Supplied material:
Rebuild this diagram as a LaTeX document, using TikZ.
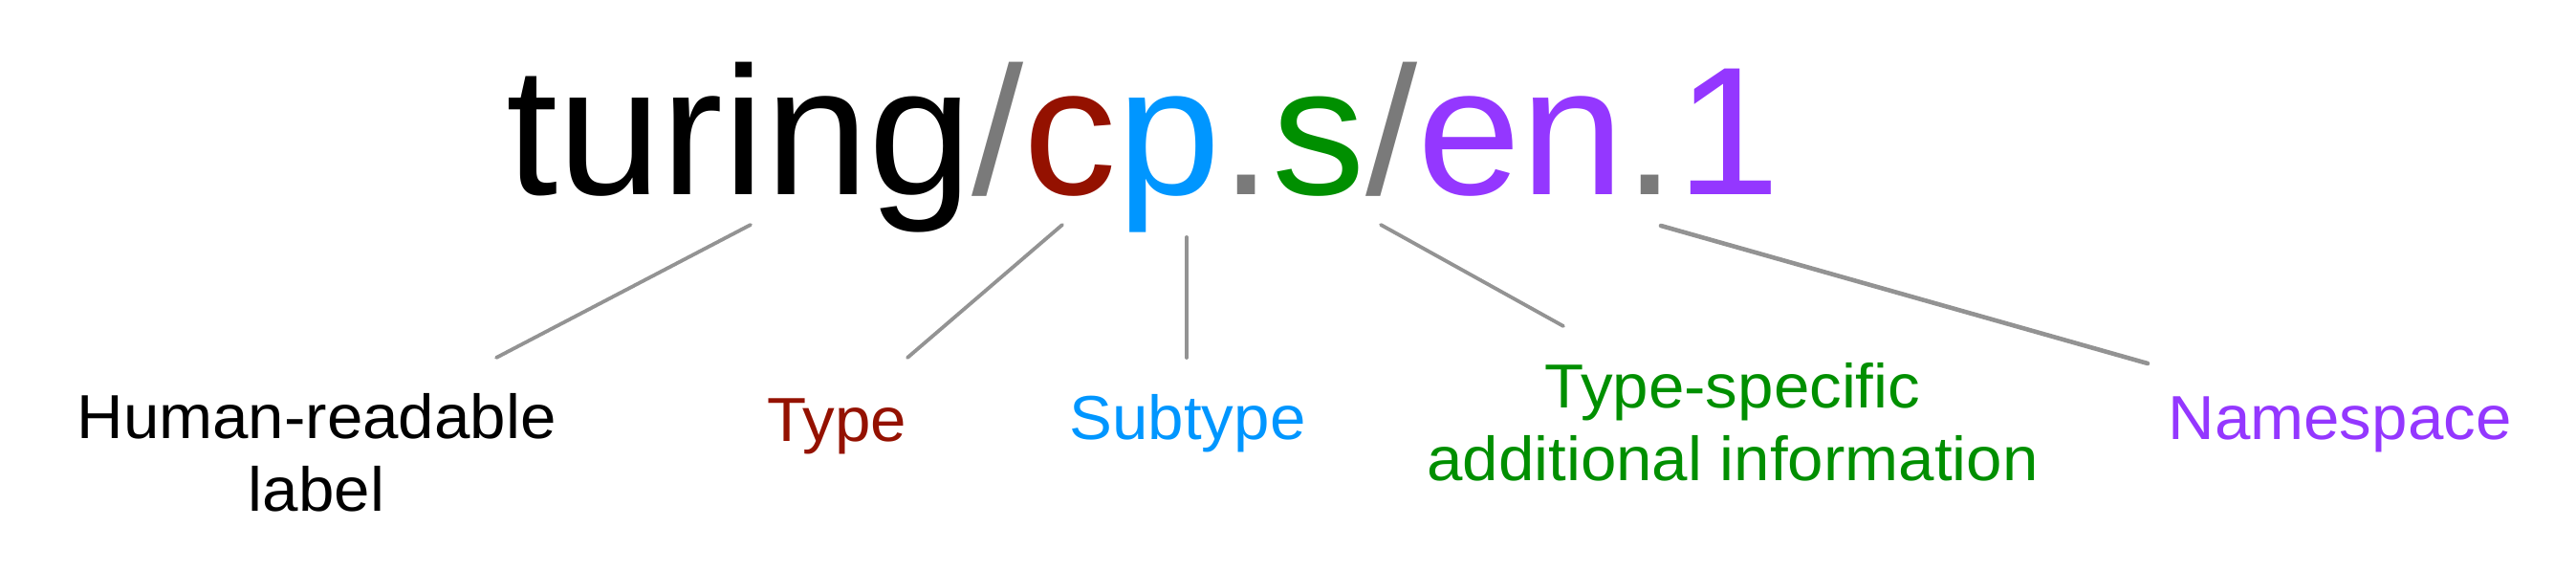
\documentclass[tikz,border=0pt]{standalone}
\usepackage{fontspec}
\setmainfont{Liberation Sans}[FakeStretch=1.035]
\newfontfamily\idfont{Liberation Sans}[FakeStretch=1.02]
\definecolor{cayenne}{HTML}{941100}
\definecolor{aqua}{HTML}{0096FF}
\definecolor{clover}{HTML}{008F00}
\definecolor{grape}{HTML}{9437FF}
\definecolor{slashgray}{HTML}{7A7A7A}
\definecolor{linegray}{HTML}{939393}
\begin{document}
\begin{tikzpicture}[x=0.5pt,y=-0.5pt,
  idtext/.style={anchor=base west, inner sep=0pt, font=\idfont\fontsize{95.5pt}{110pt}\selectfont},
  lbl/.style={anchor=base, inner sep=0pt, align=center, font=\fontsize{32.5pt}{38.25pt}\selectfont},
  conn/.style={draw=linegray, line width=1.9pt, line cap=round},
  connthick/.style={conn, line width=2.3pt}]
\useasboundingbox (0,0) rectangle (2694,597);
\node[idtext] (id) at (529,204) {turing\textcolor{slashgray}{/}\textcolor{cayenne}{c}\textcolor{aqua}{p}\textcolor{slashgray}{.}\textcolor{clover}{s}\textcolor{slashgray}{/}\textcolor{grape}{en}\textcolor{slashgray}{.}\textcolor{grape}{1}};
\node[lbl] (human) at (331,535) {Human-readable\\label};
\node[lbl, text=cayenne] (type) at (875,462) {Type};
\node[lbl, text=aqua] (subtype) at (1242,460) {Subtype};
\node[lbl, text=clover] (specific) at (1812,503) {Type-specific\\additional information};
\node[lbl, text=grape] (namespace) at (2447,460) {Namespace};
\coordinate (h1) at (785,235); \coordinate (h2) at (519,374);
\coordinate (t1) at (1111,235); \coordinate (t2) at (949,374);
\coordinate (s1) at (1241,248); \coordinate (s2) at (1241,374);
\coordinate (a1) at (1444,235); \coordinate (a2) at (1635,341);
\coordinate (n1) at (1737,236); \coordinate (n2) at (2246,380);
\draw[conn] (h1) -- (h2);
\draw[conn] (t1) -- (t2);
\draw[conn] (s1) -- (s2);
\draw[conn] (a1) -- (a2);
\draw[connthick] (n1) -- (n2);
\end{tikzpicture}
\end{document}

Given request: Please write out all of the material above without changing a word, and omit any pictures.

Task response:
Rebuild this diagram as a LaTeX document, using TikZ.
\documentclass[tikz,border=0pt]{standalone}
\usepackage{fontspec}
\setmainfont{Liberation Sans}[FakeStretch=1.035]
\newfontfamily\idfont{Liberation Sans}[FakeStretch=1.02]
\definecolor{cayenne}{HTML}{941100}
\definecolor{aqua}{HTML}{0096FF}
\definecolor{clover}{HTML}{008F00}
\definecolor{grape}{HTML}{9437FF}
\definecolor{slashgray}{HTML}{7A7A7A}
\definecolor{linegray}{HTML}{939393}
\begin{document}
\begin{tikzpicture}[x=0.5pt,y=-0.5pt,
  idtext/.style={anchor=base west, inner sep=0pt, font=\idfont\fontsize{95.5pt}{110pt}\selectfont},
  lbl/.style={anchor=base, inner sep=0pt, align=center, font=\fontsize{32.5pt}{38.25pt}\selectfont},
  conn/.style={draw=linegray, line width=1.9pt, line cap=round},
  connthick/.style={conn, line width=2.3pt}]
\useasboundingbox (0,0) rectangle (2694,597);
\node[idtext] (id) at (529,204) {turing\textcolor{slashgray}{/}\textcolor{cayenne}{c}\textcolor{aqua}{p}\textcolor{slashgray}{.}\textcolor{clover}{s}\textcolor{slashgray}{/}\textcolor{grape}{en}\textcolor{slashgray}{.}\textcolor{grape}{1}};
\node[lbl] (human) at (331,535) {Human-readable\\label};
\node[lbl, text=cayenne] (type) at (875,462) {Type};
\node[lbl, text=aqua] (subtype) at (1242,460) {Subtype};
\node[lbl, text=clover] (specific) at (1812,503) {Type-specific\\additional information};
\node[lbl, text=grape] (namespace) at (2447,460) {Namespace};
\coordinate (h1) at (785,235); \coordinate (h2) at (519,374);
\coordinate (t1) at (1111,235); \coordinate (t2) at (949,374);
\coordinate (s1) at (1241,248); \coordinate (s2) at (1241,374);
\coordinate (a1) at (1444,235); \coordinate (a2) at (1635,341);
\coordinate (n1) at (1737,236); \coordinate (n2) at (2246,380);
\draw[conn] (h1) -- (h2);
\draw[conn] (t1) -- (t2);
\draw[conn] (s1) -- (s2);
\draw[conn] (a1) -- (a2);
\draw[connthick] (n1) -- (n2);
\end{tikzpicture}
\end{document}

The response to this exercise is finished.